News & Blog
 
02.10.17
|
PR

Part 2: Three Tips to Help Prep for TV Coverage

In my previous post, “Best Practices for Securing TV Coverage,” we discussed key points to consider when you’re pitching a story or segment idea to TV. But, getting a TV station to want to cover what you’re pitching them is only half the battle. Once you’ve secured the opportunity, the next step is getting ready for it. Read on for a few tips on how to prepare for TV coverage…

  1. Know what you’re working with: If you’ve secured an in-studio segment for a client, be sure to ask how long the segment will be so you and the spokesperson are aware of how much time they’ll have to get key messages across or complete a demonstration. If the spokesperson will be doing a demonstration, know what space they will be working with, what they should bring with them, etc.
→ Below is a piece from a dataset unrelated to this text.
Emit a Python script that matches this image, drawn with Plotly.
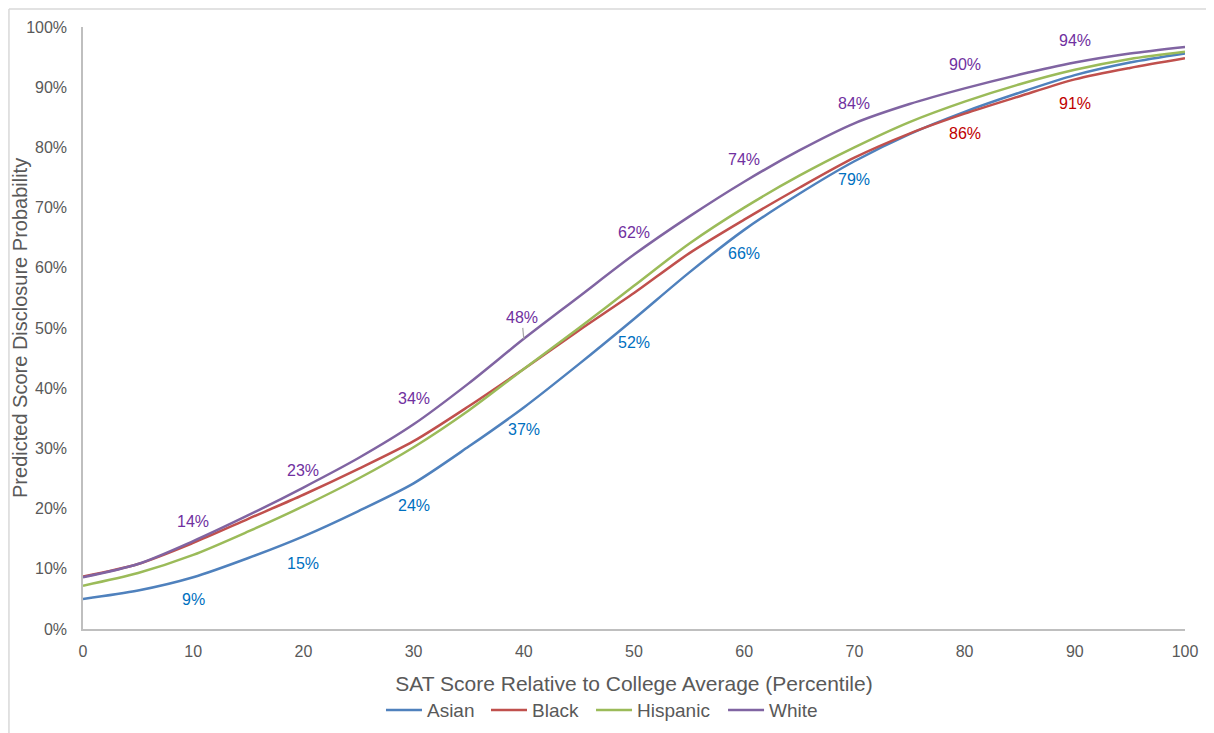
import plotly.graph_objects as go

# ---- data ----
percentile = [0, 5, 10, 15, 20, 25, 30, 35, 40, 45, 50, 55, 60, 65, 70, 75, 80, 85, 90, 95, 100]
asian =    [5.0, 6.4, 8.6, 11.8, 15.4, 19.6, 24.2, 30.3, 36.8, 44.0, 51.5, 59.2, 66.3, 72.3, 77.7, 82.2, 85.9, 89.1, 92.0, 94.1, 95.6]
black =    [8.7, 10.8, 14.3, 18.3, 22.3, 26.6, 31.2, 37.0, 43.2, 49.6, 55.8, 62.4, 68.0, 73.3, 78.3, 82.3, 85.6, 88.5, 91.3, 93.2, 94.8]
hispanic = [7.2, 9.3, 12.3, 16.2, 20.4, 25.0, 30.2, 36.3, 43.2, 50.0, 57.0, 64.0, 70.0, 75.3, 80.0, 84.2, 87.6, 90.5, 92.9, 94.7, 95.9]
white =    [8.6, 10.8, 14.6, 18.9, 23.5, 28.4, 34.0, 40.8, 48.2, 55.2, 62.2, 68.5, 74.3, 79.5, 84.0, 87.2, 89.8, 92.1, 94.1, 95.6, 96.7]

# data labels: percentile -> displayed value
white_labels = {10: 14, 20: 23, 30: 34, 40: 48, 50: 62, 60: 74, 70: 84, 80: 90, 90: 94}
asian_labels = {10: 9, 20: 15, 30: 24, 40: 37, 50: 52, 60: 66, 70: 79}
black_labels = {80: 86, 90: 91}

x_ticks = list(range(0, 101, 10))
y_ticks = list(range(0, 101, 10))

FONT = "Liberation Sans, Arial, sans-serif"
GRAY = "#595959"

series = [
    ("Asian", asian, "#4F81BD", "legend"),
    ("Black", black, "#C0504D", "legend2"),
    ("Hispanic", hispanic, "#9BBB59", "legend3"),
    ("White", white, "#8064A2", "legend4"),
]

fig = go.Figure()
for name, vals, col, lg in series:
    fig.add_trace(go.Scatter(
        x=percentile, y=vals, name=name, mode="lines", legend=lg,
        line=dict(color=col, width=2.5, shape="spline", smoothing=0.8),
    ))

annotations = []
# label pixel offsets (layout only)
white_shift = {10: 20, 20: 17, 30: 26, 40: 21, 50: 22, 60: 22, 70: 20, 80: 24, 90: 22}
asian_shift = {10: -22, 20: -27, 30: -22, 40: -22, 50: -24, 60: -24, 70: -18}
black_shift = {80: -20, 90: -24}


def add_labels(labels, vals, shifts, color, arrow_at=None):
    for xv, lab in labels.items():
        yv = vals[percentile.index(xv)]
        if arrow_at is not None and xv == arrow_at:
            annotations.append(dict(
                x=xv, y=yv, xref="x", yref="y", text=f"{lab}%",
                showarrow=True, arrowhead=0, arrowwidth=1.2, arrowcolor="#A6A6A6",
                ax=-2, ay=-shifts[xv], standoff=0,
                font=dict(family=FONT, size=16, color=color)))
        else:
            annotations.append(dict(
                x=xv, y=yv, xref="x", yref="y", text=f"{lab}%",
                showarrow=False, yshift=shifts[xv],
                font=dict(family=FONT, size=16, color=color)))


add_labels(white_labels, white, white_shift, "#7030A0", arrow_at=40)
add_labels(asian_labels, asian, asian_shift, "#0070C0")
add_labels(black_labels, black, black_shift, "#C00000")

# y-axis title as rotated annotation
annotations.append(dict(
    x=-0.0572, y=0.5, xref="paper", yref="paper",
    text="Predicted Score Disclosure Probability", textangle=-90,
    showarrow=False, xanchor="center", yanchor="middle",
    font=dict(family=FONT, size=20, color=GRAY)))

legend_common = dict(orientation="h", xanchor="left", y=-0.1346, yanchor="middle",
                     font=dict(family=FONT, size=19, color=GRAY), itemwidth=36,
                     bgcolor="rgba(0,0,0,0)")

fig.update_layout(
    width=1206, height=725,
    margin=dict(l=75, r=29, t=19, b=104, autoexpand=False),
    paper_bgcolor="white", plot_bgcolor="white",
    font=dict(family=FONT, color=GRAY, size=16),
    showlegend=True,
    legend=dict(x=0.2704, **legend_common),
    legend2=dict(x=0.3657, **legend_common),
    legend3=dict(x=0.4610, **legend_common),
    legend4=dict(x=0.5808, **legend_common),
    annotations=annotations,
    shapes=[
        dict(type="line", xref="paper", yref="paper", x0=-0.0672, x1=1.03, y0=1.0299, y1=1.0299,
             line=dict(color="#D9D9D9", width=1.5)),
        dict(type="line", xref="paper", yref="paper", x0=-0.0672, x1=-0.0672, y0=1.0299, y1=-0.18,
             line=dict(color="#D9D9D9", width=1.5)),
    ],
)

fig.update_xaxes(
    range=[0, 100], tickvals=x_ticks, ticktext=[str(v) for v in x_ticks],
    showgrid=False, zeroline=False, showline=True, linecolor="#BFBFBF", linewidth=1.5,
    ticks="", ticklabelstandoff=7,
    tickfont=dict(family=FONT, size=16, color=GRAY),
    title=dict(text="SAT Score Relative to College Average (Percentile)", standoff=17,
               font=dict(family=FONT, size=21, color=GRAY)),
)
fig.update_yaxes(
    range=[0, 100], tickvals=y_ticks, ticktext=[f"{v}%" for v in y_ticks],
    showgrid=False, zeroline=False, showline=True, linecolor="#BFBFBF", linewidth=1.5,
    ticks="", ticklabelstandoff=11,
    tickfont=dict(family=FONT, size=16, color=GRAY),
)

fig.write_html("out.html")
  2. Identify and prepare spokespeople: If you are inviting media on-site, be sure to determine who is willing to do interviews – or who would be best to tackle the particular subject – and make sure that person is available when filming is scheduled. For both in-studio and on-site opportunities, if the spokesperson has never before done a TV interview and time allows for it, consider providing them with media training and/or do a mock interview. For even seasoned interviewees, having talking points to study and reference beforehand helps ensure key messages are addressed during the interview.

  3. Be ready for last-minute changes: Given the nature of breaking news and the fast-paced environment at stations, the time of the interview could change at the last minute. So, it’s important that you and the spokesperson are ready to be flexible if need be. Even if a station says they are attending something on-site, breaking news can change the station’s plans at any given moment.

Making sure you and the client are well-prepared for TV opportunities not only ensures all goes smoothly and leads to great coverage, but it also builds on the relationship between the PR pro and the TV station. When you deliver what’s expected and give the station a good story or segment, they are more receptive to pitches and willing to give you coverage again in the future.